Stored records:
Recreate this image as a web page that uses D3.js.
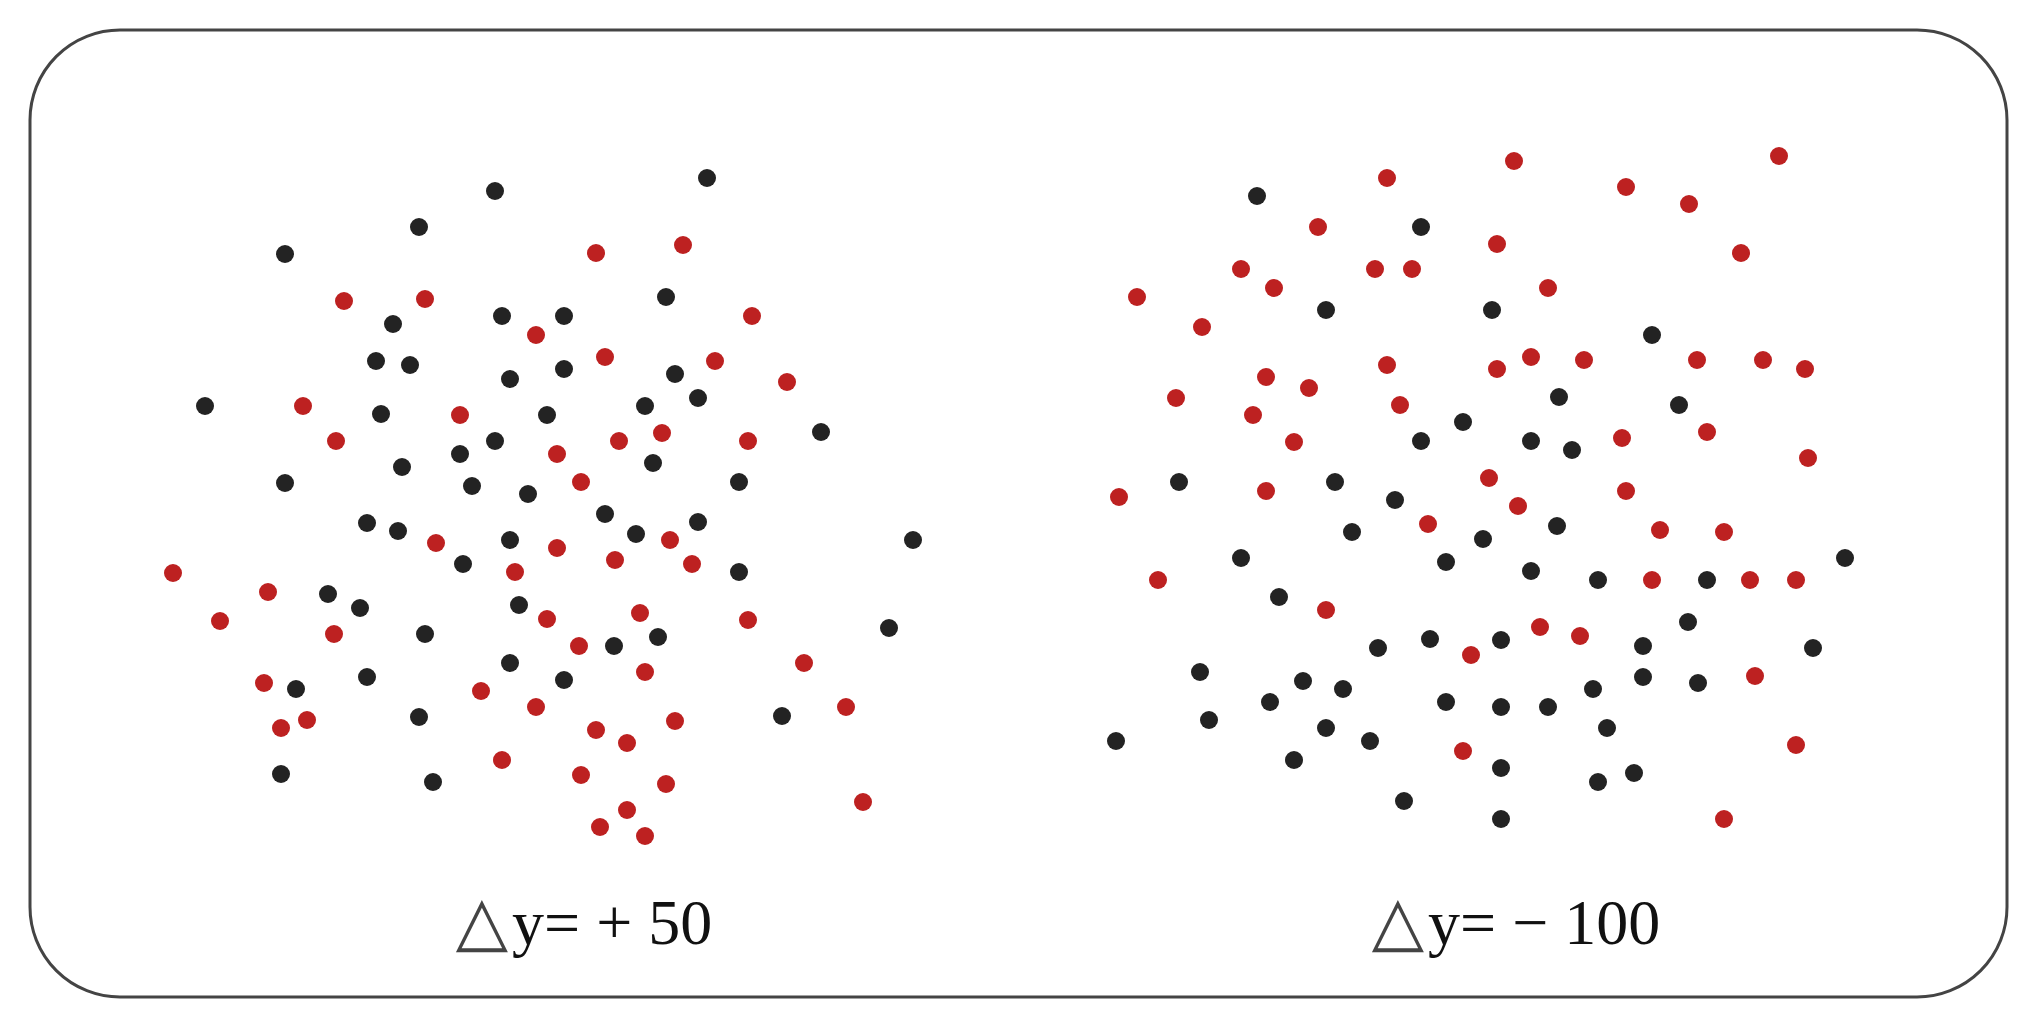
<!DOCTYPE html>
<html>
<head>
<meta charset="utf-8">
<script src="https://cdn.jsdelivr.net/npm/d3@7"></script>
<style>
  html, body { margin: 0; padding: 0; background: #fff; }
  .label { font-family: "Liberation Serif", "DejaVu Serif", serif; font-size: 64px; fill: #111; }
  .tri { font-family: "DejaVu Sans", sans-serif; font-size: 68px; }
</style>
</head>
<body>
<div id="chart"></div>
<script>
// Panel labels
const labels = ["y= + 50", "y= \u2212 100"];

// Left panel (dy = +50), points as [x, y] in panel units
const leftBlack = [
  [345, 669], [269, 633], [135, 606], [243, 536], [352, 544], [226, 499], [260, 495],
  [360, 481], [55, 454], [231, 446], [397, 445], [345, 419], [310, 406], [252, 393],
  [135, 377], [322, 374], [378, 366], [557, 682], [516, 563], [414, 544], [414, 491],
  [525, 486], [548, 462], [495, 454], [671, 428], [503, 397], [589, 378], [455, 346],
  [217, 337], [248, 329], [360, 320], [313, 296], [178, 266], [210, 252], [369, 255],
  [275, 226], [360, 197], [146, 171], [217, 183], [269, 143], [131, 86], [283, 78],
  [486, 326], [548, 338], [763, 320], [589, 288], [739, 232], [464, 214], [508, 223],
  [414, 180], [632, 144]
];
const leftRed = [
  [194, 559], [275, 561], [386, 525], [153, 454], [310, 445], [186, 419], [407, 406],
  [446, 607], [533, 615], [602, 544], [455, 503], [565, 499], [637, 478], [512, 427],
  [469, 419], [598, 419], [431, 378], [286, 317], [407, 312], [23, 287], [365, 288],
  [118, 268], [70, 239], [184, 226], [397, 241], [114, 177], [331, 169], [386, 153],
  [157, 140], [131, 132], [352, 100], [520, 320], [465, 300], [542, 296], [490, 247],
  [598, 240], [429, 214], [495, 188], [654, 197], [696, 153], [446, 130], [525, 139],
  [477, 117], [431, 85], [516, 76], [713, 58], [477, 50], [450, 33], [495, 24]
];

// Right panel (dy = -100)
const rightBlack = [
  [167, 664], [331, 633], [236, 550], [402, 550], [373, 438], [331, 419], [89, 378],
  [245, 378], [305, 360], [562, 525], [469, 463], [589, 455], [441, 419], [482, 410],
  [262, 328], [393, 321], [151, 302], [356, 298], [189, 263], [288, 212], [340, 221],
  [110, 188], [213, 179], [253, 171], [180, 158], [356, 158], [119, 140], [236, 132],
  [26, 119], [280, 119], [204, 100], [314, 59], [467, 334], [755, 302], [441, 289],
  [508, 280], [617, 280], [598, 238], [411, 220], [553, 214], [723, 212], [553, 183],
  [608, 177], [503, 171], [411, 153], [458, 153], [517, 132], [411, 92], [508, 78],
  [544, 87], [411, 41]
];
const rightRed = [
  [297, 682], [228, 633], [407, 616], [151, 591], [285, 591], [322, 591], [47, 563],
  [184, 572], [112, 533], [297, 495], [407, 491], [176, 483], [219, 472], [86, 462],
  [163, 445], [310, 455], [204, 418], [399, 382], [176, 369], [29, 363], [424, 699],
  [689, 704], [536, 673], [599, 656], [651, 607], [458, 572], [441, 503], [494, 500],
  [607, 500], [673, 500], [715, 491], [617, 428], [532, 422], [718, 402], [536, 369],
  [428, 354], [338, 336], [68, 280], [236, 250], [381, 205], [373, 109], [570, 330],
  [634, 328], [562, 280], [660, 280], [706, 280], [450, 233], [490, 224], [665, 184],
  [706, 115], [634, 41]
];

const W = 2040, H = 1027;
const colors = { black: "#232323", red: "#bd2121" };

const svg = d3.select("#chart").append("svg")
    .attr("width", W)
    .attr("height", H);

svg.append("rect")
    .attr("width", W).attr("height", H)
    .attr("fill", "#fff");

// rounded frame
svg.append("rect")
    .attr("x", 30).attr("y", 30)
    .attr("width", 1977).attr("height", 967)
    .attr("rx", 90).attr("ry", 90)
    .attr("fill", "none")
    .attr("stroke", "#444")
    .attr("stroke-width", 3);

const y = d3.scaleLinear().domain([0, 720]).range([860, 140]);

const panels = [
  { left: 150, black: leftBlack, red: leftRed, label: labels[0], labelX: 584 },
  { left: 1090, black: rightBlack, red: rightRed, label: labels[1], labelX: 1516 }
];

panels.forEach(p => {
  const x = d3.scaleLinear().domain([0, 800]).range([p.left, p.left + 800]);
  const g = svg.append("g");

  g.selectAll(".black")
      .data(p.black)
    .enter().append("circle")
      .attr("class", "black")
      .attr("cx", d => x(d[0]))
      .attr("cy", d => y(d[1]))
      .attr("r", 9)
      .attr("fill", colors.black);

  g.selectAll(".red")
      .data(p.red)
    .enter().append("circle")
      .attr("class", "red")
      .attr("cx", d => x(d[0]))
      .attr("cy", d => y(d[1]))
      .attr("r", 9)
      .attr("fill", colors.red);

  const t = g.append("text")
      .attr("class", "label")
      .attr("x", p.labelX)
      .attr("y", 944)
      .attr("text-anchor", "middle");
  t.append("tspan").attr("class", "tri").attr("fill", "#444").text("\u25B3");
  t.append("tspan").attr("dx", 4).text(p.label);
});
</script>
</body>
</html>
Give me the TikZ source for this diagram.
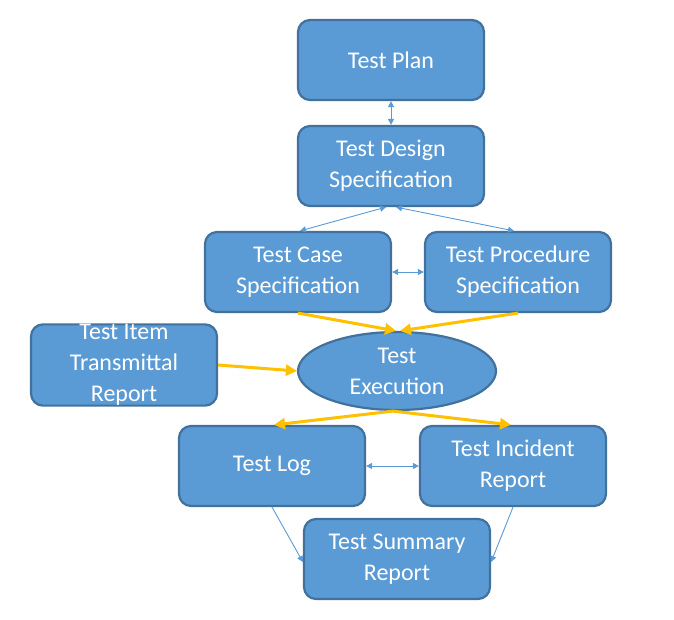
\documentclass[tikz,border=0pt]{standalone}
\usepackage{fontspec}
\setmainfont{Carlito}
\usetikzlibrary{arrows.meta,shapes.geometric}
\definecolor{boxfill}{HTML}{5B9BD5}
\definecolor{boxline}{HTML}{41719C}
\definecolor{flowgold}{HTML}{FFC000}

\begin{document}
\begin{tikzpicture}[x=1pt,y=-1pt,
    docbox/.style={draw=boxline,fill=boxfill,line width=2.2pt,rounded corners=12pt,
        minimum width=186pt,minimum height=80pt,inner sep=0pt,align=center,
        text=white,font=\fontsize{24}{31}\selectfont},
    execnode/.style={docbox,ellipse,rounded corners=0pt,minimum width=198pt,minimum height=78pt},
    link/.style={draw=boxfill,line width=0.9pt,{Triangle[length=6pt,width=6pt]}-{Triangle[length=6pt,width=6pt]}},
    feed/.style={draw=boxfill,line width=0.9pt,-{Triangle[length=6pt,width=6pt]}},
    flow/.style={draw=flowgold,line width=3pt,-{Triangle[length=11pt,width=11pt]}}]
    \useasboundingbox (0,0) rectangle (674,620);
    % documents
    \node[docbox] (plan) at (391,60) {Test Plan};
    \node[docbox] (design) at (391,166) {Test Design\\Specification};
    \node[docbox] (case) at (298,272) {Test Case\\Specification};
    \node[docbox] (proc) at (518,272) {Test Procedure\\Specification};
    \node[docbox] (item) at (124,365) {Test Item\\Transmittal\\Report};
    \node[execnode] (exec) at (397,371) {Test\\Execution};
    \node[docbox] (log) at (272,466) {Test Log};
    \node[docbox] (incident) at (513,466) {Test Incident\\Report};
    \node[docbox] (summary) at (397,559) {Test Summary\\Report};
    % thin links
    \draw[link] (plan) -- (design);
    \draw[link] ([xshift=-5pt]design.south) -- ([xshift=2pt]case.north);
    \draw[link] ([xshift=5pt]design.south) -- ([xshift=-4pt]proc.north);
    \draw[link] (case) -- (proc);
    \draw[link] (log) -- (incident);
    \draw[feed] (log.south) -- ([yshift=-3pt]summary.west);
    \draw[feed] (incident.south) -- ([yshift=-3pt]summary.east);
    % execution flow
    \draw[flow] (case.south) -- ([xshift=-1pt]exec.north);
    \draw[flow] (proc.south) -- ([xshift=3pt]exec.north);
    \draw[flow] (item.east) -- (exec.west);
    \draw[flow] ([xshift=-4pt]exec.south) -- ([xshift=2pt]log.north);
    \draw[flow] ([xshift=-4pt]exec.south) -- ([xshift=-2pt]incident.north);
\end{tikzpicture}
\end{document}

Exercise directions:
Look through the entries above; copy every line holding the string "this".

Right answer:
Recreate this image as a web page that uses D3.js.
Give me the TikZ source for this diagram.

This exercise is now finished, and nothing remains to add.